Objective: Scan the data for "that" and copy the lines it appears in.

Collected data:
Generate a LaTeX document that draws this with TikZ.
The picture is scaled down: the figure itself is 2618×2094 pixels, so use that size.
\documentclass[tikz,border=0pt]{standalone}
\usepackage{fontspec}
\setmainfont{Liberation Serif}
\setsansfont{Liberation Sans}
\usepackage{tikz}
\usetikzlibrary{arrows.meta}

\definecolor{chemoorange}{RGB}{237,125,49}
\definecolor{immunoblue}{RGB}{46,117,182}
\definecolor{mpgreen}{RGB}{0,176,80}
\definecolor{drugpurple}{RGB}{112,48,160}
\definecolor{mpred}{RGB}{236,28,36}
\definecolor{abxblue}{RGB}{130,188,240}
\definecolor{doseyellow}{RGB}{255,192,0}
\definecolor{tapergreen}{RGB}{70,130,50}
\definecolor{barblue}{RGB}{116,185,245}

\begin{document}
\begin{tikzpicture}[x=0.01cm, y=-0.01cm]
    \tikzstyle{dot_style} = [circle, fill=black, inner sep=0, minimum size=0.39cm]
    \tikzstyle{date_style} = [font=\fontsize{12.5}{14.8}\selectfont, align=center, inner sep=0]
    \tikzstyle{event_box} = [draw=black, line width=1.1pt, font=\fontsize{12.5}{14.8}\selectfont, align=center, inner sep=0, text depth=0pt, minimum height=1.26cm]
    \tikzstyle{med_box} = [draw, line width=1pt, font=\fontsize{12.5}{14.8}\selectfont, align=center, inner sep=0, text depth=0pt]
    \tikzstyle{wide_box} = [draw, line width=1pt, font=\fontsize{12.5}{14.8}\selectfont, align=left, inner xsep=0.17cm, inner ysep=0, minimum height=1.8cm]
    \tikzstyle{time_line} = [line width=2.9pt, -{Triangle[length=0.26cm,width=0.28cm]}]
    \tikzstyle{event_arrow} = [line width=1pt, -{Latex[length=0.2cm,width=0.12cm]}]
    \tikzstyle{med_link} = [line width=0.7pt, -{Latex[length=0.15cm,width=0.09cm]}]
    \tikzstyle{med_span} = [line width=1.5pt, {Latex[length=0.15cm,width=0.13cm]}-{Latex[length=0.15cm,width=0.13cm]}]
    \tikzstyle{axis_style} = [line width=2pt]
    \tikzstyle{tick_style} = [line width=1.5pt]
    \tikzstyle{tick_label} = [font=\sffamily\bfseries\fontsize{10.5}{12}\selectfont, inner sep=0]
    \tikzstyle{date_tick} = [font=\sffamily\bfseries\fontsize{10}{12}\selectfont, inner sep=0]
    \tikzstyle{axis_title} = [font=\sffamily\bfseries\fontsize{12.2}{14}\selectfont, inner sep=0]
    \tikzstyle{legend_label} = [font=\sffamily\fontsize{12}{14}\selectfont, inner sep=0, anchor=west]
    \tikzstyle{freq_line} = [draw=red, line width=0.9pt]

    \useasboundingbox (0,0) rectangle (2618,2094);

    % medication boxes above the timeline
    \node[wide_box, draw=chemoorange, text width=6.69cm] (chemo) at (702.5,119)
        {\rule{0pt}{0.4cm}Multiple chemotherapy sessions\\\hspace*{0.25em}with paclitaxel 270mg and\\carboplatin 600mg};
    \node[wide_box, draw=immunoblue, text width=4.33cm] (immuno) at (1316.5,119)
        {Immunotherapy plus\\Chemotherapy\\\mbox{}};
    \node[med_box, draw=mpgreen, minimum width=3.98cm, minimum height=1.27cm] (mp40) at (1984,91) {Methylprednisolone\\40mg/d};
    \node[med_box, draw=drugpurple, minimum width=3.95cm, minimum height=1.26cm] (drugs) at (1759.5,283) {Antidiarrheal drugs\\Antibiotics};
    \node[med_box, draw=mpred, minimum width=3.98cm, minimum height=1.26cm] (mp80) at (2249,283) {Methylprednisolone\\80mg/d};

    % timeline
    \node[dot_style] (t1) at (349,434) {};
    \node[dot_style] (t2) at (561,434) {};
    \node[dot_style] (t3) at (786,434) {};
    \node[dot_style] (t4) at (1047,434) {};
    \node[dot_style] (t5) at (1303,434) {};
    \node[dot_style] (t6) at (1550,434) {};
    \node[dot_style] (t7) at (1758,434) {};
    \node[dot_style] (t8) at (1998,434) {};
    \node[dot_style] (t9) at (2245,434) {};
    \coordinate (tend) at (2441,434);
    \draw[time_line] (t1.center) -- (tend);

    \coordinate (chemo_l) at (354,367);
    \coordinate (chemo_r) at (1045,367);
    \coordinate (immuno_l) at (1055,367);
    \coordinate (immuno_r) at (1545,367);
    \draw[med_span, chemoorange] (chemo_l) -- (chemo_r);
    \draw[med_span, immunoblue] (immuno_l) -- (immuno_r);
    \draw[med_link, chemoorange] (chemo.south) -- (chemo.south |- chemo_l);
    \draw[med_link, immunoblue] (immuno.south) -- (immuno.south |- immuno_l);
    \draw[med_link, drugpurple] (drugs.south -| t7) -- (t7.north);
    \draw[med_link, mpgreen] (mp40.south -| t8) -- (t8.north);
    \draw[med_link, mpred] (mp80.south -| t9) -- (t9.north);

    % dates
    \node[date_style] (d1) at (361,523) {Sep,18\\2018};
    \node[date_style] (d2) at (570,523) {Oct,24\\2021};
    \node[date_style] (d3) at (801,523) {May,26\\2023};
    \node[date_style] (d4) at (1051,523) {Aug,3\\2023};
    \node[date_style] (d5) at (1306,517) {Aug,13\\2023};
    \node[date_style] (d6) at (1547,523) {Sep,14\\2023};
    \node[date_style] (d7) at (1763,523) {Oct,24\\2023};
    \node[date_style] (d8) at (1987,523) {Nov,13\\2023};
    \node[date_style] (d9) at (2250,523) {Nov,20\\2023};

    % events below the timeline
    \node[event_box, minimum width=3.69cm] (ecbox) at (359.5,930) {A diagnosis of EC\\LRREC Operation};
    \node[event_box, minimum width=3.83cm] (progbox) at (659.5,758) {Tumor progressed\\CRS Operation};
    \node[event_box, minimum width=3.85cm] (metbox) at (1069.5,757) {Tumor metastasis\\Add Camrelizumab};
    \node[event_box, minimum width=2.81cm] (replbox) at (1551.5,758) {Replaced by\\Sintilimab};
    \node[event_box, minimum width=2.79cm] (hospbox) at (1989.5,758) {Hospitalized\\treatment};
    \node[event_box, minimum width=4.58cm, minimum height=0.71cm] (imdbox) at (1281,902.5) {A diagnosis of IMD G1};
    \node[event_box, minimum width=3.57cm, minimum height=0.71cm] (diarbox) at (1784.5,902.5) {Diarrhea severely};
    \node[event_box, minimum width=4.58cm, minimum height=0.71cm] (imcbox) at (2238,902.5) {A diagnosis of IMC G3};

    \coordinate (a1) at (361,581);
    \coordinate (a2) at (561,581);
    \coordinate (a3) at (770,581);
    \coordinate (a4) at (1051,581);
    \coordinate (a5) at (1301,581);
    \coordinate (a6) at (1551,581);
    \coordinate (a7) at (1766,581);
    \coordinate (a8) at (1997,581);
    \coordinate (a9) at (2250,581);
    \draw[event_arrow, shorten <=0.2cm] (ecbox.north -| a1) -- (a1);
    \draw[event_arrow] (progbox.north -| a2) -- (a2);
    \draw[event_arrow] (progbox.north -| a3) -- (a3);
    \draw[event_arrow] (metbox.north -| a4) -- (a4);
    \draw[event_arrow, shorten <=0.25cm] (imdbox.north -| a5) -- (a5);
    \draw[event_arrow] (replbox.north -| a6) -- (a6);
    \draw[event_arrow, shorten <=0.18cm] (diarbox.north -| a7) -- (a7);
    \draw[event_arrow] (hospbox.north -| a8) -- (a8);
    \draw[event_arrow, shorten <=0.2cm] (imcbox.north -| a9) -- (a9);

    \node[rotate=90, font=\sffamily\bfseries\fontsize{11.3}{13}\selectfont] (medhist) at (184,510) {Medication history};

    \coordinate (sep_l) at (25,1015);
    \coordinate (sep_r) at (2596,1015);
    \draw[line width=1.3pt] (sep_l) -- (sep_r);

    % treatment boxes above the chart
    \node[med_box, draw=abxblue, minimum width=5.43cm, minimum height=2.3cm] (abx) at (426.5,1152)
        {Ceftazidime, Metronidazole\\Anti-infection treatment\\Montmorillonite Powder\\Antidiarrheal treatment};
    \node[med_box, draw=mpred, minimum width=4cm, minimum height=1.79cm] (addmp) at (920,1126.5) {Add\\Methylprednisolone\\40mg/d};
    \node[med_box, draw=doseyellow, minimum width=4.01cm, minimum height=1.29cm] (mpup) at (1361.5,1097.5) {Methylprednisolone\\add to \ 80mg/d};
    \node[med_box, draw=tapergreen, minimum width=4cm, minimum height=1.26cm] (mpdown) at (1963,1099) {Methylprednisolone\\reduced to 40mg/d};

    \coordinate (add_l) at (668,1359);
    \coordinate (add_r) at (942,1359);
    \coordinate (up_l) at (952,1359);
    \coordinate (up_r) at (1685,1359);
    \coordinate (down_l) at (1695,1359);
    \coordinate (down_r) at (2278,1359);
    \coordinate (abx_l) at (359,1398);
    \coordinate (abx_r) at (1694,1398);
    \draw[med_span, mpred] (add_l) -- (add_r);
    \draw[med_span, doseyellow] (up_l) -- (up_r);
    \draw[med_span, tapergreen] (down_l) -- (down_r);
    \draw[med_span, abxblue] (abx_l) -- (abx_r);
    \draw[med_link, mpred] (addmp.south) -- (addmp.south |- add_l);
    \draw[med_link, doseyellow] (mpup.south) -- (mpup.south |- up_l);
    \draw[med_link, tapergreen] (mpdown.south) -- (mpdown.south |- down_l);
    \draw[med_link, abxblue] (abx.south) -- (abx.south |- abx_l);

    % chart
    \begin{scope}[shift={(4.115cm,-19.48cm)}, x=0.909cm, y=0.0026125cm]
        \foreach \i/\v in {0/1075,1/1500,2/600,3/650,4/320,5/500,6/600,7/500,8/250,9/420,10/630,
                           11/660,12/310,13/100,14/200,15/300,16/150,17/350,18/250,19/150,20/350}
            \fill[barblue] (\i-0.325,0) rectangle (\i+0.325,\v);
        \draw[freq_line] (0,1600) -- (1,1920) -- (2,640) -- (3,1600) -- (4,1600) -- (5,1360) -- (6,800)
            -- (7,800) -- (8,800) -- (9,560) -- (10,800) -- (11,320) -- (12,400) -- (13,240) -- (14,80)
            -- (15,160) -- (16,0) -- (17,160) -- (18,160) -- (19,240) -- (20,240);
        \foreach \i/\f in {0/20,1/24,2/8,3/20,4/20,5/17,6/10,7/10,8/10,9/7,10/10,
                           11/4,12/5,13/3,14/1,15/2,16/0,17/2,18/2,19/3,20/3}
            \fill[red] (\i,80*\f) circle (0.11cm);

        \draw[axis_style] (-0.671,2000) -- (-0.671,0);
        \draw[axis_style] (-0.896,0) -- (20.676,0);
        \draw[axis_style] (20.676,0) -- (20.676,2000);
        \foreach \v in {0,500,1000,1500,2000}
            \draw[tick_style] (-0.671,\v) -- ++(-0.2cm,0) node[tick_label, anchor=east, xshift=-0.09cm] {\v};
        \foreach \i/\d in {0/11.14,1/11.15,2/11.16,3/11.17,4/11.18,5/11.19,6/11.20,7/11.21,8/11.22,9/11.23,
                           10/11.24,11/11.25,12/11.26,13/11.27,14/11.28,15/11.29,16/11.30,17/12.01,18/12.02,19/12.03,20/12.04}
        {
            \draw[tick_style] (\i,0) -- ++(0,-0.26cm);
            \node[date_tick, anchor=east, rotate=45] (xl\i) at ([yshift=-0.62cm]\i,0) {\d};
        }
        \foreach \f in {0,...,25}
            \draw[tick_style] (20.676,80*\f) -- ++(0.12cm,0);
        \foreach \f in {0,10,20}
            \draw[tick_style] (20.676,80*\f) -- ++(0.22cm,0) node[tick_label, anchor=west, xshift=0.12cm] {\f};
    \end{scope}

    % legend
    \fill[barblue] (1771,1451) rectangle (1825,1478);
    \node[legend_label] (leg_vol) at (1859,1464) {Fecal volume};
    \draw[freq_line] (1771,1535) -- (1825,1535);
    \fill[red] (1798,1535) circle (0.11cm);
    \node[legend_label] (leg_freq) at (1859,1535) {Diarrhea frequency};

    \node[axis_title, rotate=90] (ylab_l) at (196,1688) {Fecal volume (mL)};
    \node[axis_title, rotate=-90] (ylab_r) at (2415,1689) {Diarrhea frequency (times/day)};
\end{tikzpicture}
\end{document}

The solution:
Generate a LaTeX document that draws this with TikZ.
The picture is scaled down: the figure itself is 2618×2094 pixels, so use that size.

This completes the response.